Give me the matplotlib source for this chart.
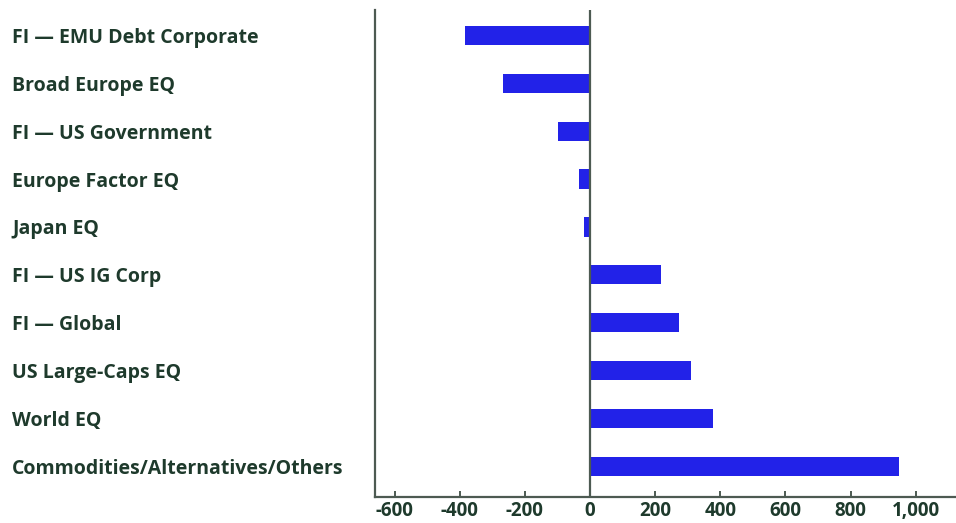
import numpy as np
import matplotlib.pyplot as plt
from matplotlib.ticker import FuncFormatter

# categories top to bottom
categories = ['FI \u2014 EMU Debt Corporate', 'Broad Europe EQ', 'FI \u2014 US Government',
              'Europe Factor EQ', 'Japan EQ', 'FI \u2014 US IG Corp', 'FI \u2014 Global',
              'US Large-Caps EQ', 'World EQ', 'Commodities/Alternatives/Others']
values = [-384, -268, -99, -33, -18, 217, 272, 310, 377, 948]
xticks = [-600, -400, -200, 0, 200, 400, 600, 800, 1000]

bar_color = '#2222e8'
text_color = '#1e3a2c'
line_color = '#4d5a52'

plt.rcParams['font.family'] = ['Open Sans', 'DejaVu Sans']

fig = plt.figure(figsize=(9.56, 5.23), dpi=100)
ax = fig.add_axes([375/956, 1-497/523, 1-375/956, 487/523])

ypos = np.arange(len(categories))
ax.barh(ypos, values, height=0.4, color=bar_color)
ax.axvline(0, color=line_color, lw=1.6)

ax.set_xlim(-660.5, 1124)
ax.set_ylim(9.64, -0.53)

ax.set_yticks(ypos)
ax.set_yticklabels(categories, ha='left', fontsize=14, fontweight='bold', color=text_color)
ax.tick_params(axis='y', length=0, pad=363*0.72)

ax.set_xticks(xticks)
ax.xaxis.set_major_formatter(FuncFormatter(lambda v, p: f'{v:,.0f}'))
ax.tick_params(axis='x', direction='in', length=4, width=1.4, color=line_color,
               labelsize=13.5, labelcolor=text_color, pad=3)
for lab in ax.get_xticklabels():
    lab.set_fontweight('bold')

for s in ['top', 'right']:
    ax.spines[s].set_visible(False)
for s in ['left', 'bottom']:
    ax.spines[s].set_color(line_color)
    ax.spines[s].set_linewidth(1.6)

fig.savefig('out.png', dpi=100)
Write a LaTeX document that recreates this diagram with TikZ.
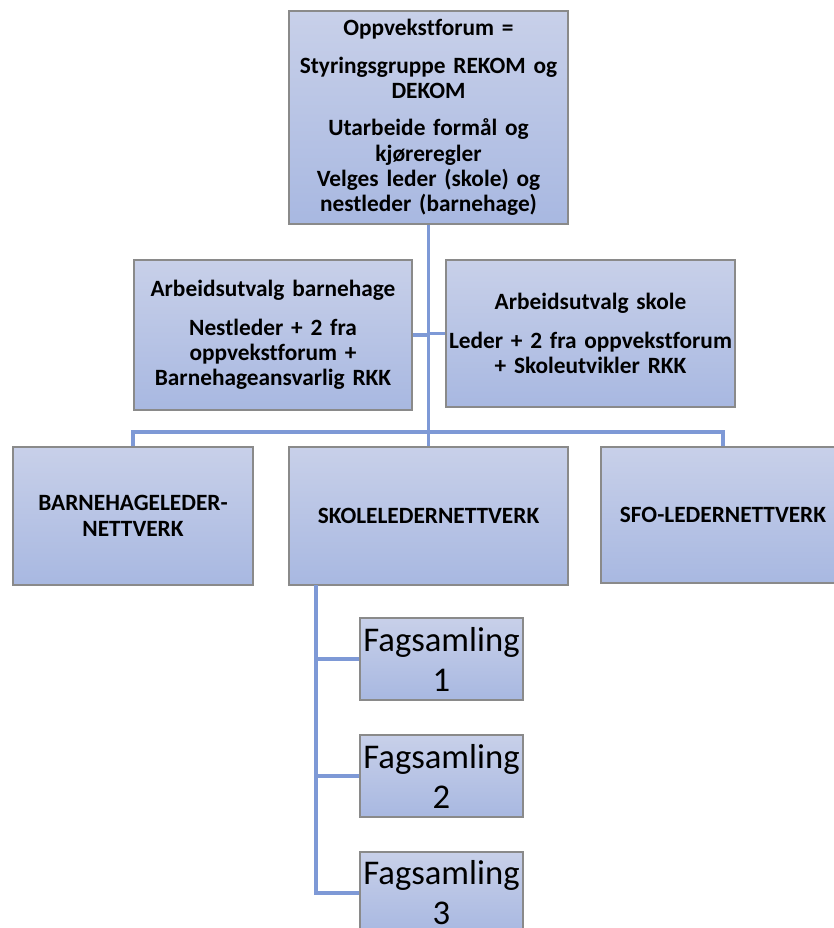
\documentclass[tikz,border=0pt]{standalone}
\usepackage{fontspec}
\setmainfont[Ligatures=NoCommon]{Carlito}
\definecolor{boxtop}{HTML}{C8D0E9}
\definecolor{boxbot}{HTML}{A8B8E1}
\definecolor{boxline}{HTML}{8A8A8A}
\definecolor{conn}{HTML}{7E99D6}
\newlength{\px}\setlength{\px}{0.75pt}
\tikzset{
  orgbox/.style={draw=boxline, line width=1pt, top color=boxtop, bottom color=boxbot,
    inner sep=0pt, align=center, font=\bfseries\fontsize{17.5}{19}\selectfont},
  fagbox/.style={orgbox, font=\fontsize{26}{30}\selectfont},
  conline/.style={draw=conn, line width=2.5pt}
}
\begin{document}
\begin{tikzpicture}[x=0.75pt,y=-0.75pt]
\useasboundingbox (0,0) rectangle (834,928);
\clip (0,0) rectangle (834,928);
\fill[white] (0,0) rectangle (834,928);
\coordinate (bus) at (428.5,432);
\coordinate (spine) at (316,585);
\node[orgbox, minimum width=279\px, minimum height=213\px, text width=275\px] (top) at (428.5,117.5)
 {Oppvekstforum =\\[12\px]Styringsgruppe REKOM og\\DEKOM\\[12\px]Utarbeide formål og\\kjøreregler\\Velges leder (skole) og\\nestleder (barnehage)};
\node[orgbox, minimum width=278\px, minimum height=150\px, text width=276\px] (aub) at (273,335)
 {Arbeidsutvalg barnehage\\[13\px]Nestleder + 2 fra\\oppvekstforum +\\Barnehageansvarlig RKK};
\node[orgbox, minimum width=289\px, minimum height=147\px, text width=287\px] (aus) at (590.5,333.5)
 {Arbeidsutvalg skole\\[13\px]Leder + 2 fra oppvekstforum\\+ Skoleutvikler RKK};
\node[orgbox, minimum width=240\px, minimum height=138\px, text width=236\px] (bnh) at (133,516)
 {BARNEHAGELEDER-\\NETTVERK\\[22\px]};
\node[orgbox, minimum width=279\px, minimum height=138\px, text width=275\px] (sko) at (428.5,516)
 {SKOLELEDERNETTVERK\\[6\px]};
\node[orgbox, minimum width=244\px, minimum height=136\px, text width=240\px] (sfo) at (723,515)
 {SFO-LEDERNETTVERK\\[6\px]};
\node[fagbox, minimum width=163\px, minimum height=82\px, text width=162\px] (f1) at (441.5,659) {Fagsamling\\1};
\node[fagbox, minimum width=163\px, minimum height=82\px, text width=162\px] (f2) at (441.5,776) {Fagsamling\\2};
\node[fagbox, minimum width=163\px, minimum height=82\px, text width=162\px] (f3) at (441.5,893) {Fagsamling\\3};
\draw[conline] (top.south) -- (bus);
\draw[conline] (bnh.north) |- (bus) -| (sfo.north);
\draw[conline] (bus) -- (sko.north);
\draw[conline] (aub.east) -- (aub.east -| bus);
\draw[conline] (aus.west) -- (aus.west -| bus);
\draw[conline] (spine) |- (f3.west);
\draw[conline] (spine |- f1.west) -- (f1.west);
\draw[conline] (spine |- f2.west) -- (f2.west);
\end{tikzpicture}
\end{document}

» **Problem details**
Reproduce the data above word for word from its first line through the line that holds "from matplotlib.ticker import FuncFormatter", both ends included; skip pictures.

» **Output below**
Give me the matplotlib source for this chart.
import numpy as np
import matplotlib.pyplot as plt
from matplotlib.ticker import FuncFormatter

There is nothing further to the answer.